What do you do now? What do you enjoy about what you do?
Right now I am a projects assistant at Global Partners Governance. A political consultancy focused on parliaments. We work with parliaments all around the world, mostly in the Middle East at the moment and in Fiji. I enjoy having a direct impact on policy and legislation, working with members of parliament in different countries from one’s own requires a lot of adaptability and is a constant learning process.
I particularly enjoy when we have to deal with a process or law that is focused directly on human rights.
What path have you taken to get there? Were there any particular areas of interest that lead to you specialising?
My main areas of interest are policy, the Middle East and human rights. This company ticked two of them. Also, during my dissertation I focused on parliamentary elections in Egypt and Palestine- so it made a lot of sense for me to pursue work in a company that deals with parliament directly and is so specialised.
Why did you choose to study at City, University of London and how has it helped you?
I chose to study at City because of the particular approach and relevance given to the Human Rights specification on the MA programme- which I couldn’t find anywhere else.
It has helped me broaden my horizons, it has helped me tailor my main interests, and it has developed my already-existing inclination towards academia. City has allowed me to be able to deal with topics in depth.
What did you enjoy most about your course?
The depth of the topics discussed and being challenged with new ideas and new ways of thinking on a regular basis.
What was the hardest part of your course?
The UK system is quite different than the Spanish one, you can be a passive student and just be evaluated on your essays. Students can be more passive, even if the whole interaction in class avoids that quite successfully, there is room to actively not participate if one doesn’t want to. There are fewer lessons and a lot of hours ready to be filled on your own. I guess the most difficult part was to be consistent and thorough to read and be on top of the topics in class to get the most out of it.
What was your favourite part of being a City Student?

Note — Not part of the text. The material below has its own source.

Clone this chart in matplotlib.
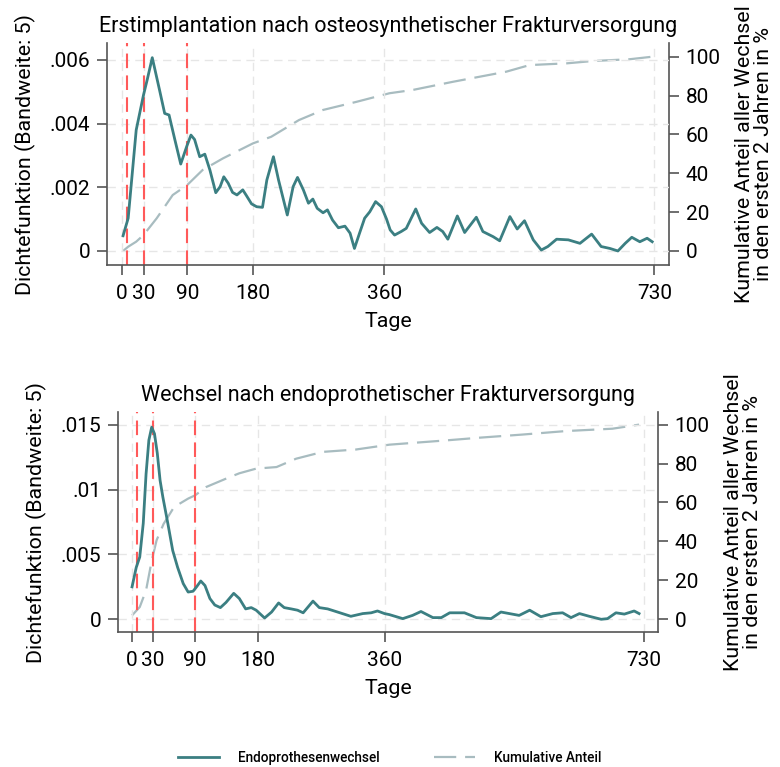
import numpy as np
import matplotlib
matplotlib.use('Agg')
import matplotlib.pyplot as plt
from matplotlib.lines import Line2D

plt.rcParams['font.family'] = ['Roboto', 'DejaVu Sans']

# Erstimplantation nach osteosynthetischer Frakturversorgung
top_days = [2, 9, 20, 30, 35, 42, 52, 59, 65, 73, 81, 89, 95, 100, 107, 114, 121,
            129, 135, 140, 146, 152, 158, 166, 171, 178, 185, 193, 199, 208, 215,
            227, 235, 241, 249, 256, 262, 268, 276, 282, 289, 297, 306, 313, 319,
            326, 333, 340, 348, 356, 363, 368, 374, 383, 390, 403, 411, 422, 432,
            440, 447, 460, 470, 486, 495, 509, 518, 532, 542, 552, 564, 575, 584,
            596, 612, 628, 644, 657, 669, 680, 690, 699, 710, 720, 727]
top_dens = [0.00048, 0.00103, 0.0038, 0.0049, 0.00537, 0.00607, 0.00505, 0.00432,
            0.00427, 0.00349, 0.00273, 0.00327, 0.00364, 0.0035, 0.00296, 0.00304,
            0.00254, 0.00183, 0.00202, 0.00233, 0.00213, 0.00184, 0.00176, 0.00192,
            0.00174, 0.00148, 0.00139, 0.00137, 0.00223, 0.00296, 0.00223, 0.00113,
            0.00202, 0.00231, 0.00192, 0.0015, 0.00163, 0.00134, 0.0012, 0.00129,
            0.00097, 0.00073, 0.00078, 0.00056, 0.00008, 0.00056, 0.00103, 0.00123,
            0.00155, 0.00139, 0.001, 0.00066, 0.0005, 0.00061, 0.00071, 0.00132,
            0.00087, 0.00058, 0.00074, 0.00061, 0.00037, 0.0011, 0.00058, 0.00106,
            0.00061, 0.00045, 0.00032, 0.00108, 0.00069, 0.00095, 0.00035, 0.00003,
            0.00014, 0.00037, 0.00035, 0.00024, 0.00053, 0.00014, 0.00008, 0.0,
            0.00024, 0.00043, 0.00029, 0.0004, 0.00029]
top_cum_days = [2, 9, 20, 30, 48, 70, 90, 111, 139, 180, 205, 243, 276, 322, 367,
                399, 454, 527, 559, 610, 646, 696, 727]
top_cum = [0, 2.2, 4.8, 8.2, 16.8, 28.8, 34, 41.7, 47.7, 55.4, 58.8, 67.4, 72.6,
           76.8, 81.2, 82.9, 87.1, 92.3, 95.7, 96.6, 97.8, 98.7, 100]

# Wechsel nach endoprothetischer Frakturversorgung
bot_days = [0, 6, 11, 16, 20, 24, 28, 32, 36, 40, 44, 51, 58, 65, 73, 80, 87, 92,
            98, 104, 111, 118, 126, 134, 145, 153, 162, 170, 177, 189, 199, 209,
            217, 227, 236, 244, 258, 267, 279, 293, 312, 329, 341, 350, 360, 367,
            386, 400, 412, 429, 441, 453, 474, 491, 512, 526, 552, 567, 583, 600,
            614, 626, 638, 652, 669, 678, 690, 702, 716, 723]
bot_dens = [0.0025, 0.004, 0.0048, 0.0074, 0.0112, 0.0138, 0.0148, 0.0143, 0.0128,
            0.0107, 0.0094, 0.0074, 0.0053, 0.004, 0.00275, 0.0021, 0.00216, 0.0025,
            0.00295, 0.0026, 0.0016, 0.0011, 0.0009, 0.0013, 0.002, 0.0016, 0.0008,
            0.0009, 0.0007, 0.0001, 0.00056, 0.00126, 0.0009, 0.0008, 0.0007, 0.0005,
            0.0014, 0.0009, 0.0008, 0.00056, 0.00023, 0.00044, 0.0005, 0.00064,
            0.00044, 0.00036, 0.00005, 0.0003, 0.0006, 0.00013, 0.00013, 0.0005,
            0.0005, 0.00013, 0.00005, 0.00056, 0.0003, 0.0007, 0.0002, 0.00044,
            0.0005, 0.00013, 0.00044, 0.00023, 0.0, 0.00005, 0.0005, 0.0004,
            0.00064, 0.00044]
bot_cum_days = [0, 11, 20, 28, 35, 45, 60, 80, 90, 106, 139, 153, 177, 206, 234,
                272, 319, 367, 400, 448, 496, 557, 619, 685, 723]
bot_cum = [2, 6.3, 14.9, 30, 40.6, 49, 57.7, 62, 63.7, 68, 73, 75, 77.4, 78.2,
           82.5, 86, 87.2, 89.7, 90.6, 91.9, 93.3, 94.9, 96.7, 97.9, 100]

x_ticks = [0, 30, 90, 180, 360, 730]
ref_days = [7, 30, 90]
cum_ticks = [0, 20, 40, 60, 80, 100]

TEAL = '#3b7f82'
GRAY = '#a8bcc0'
RED = '#ff5a5a'
SPINE = '#555555'
GRID = '#e6e6e6'


def draw_panel(fig, rect, title, days, dens, cum_days, cum, ylim, yticks, ylabels, cum_top):
    ax = fig.add_axes(rect)
    ax2 = ax.twinx()
    ax.set_zorder(ax2.get_zorder() + 1)
    ax.patch.set_visible(False)

    ax2.plot(cum_days, cum, color=GRAY, linewidth=1.6, dashes=(10, 4))
    for d in ref_days:
        ax.axvline(d, color=RED, linewidth=1.5, dashes=(7, 3.5))
    ax.plot(days, dens, color=TEAL, linewidth=2)

    ax.set_xlim(-20, 750)
    ax.set_ylim(ylim)
    ax2.set_ylim(ylim[0] / cum_top * 100, ylim[1] / cum_top * 100)
    ax.set_xticks(x_ticks)
    ax.set_yticks(yticks)
    ax.set_yticklabels(ylabels)
    ax2.set_yticks(cum_ticks)

    ax.grid(True, color=GRID, linewidth=1, dashes=(6, 4))
    for s in ['top', 'right']:
        ax.spines[s].set_visible(False)
    for s in ['top', 'left', 'bottom']:
        ax2.spines[s].set_visible(False)
    for a in (ax, ax2):
        for s in a.spines.values():
            s.set_color(SPINE)
            s.set_linewidth(1.2)
        a.tick_params(direction='out', length=7, width=1.2, color=SPINE,
                      labelsize=15, pad=5)
    ax.tick_params(axis='x', pad=7)

    ax.set_title(title, fontsize=15.5, pad=8)
    ax.set_xlabel('Tage', fontsize=15.4, labelpad=6)
    ax.set_ylabel('Dichtefunktion (Bandweite: 5)', fontsize=15.4, labelpad=10)
    ax2.set_ylabel('Kumulative Anteil aller Wechsel\nin den ersten 2 Jahren in %',
                   fontsize=15.4, linespacing=1.0, labelpad=10)
    return ax, ax2


fig = plt.figure(figsize=(7.8, 7.67), dpi=100)

draw_panel(fig, [0.1372, 0.6545, 0.7205, 0.2894],
           'Erstimplantation nach osteosynthetischer Frakturversorgung',
           top_days, top_dens, top_cum_days, top_cum,
           (-0.00044, 0.00653), [0, 0.002, 0.004, 0.006],
           ['0', '.002', '.004', '.006'], 0.0061)

draw_panel(fig, [0.1513, 0.1760, 0.6923, 0.2868],
           'Wechsel nach endoprothetischer Frakturversorgung',
           bot_days, bot_dens, bot_cum_days, bot_cum,
           (-0.00098, 0.01597), [0, 0.005, 0.01, 0.015],
           ['0', '.005', '.01', '.015'], 0.015)

handles = [Line2D([], [], color=TEAL, linewidth=2),
           Line2D([], [], color=GRAY, linewidth=1.6, dashes=(10, 4))]
fig.legend(handles, ['Endoprothesenwechsel', 'Kumulative Anteil'],
           loc='center', bbox_to_anchor=(0.5, 0.012), ncol=2, frameon=False,
           prop={'size': 9.8, 'weight': 'medium'},
           handlelength=3.0, handletextpad=1.4, columnspacing=4.0)

fig.savefig('out.png', dpi=100)
print("Saved: out.png")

The proximity and quality of the teachers, the diversity of students, and the treatment.
If you could give one piece of advice to a prospective City MA International Politics and Human Rights student, what would it be?
Use the resources you are given. (Do the readings, these are carefully chosen and will open your mind. And do engage with your teachers and fellow students. They hold the knowledge and are willing to share it with you. There will be nothing more enriching than being an active member in your class and getting exposed to different perspectives on a daily basis.)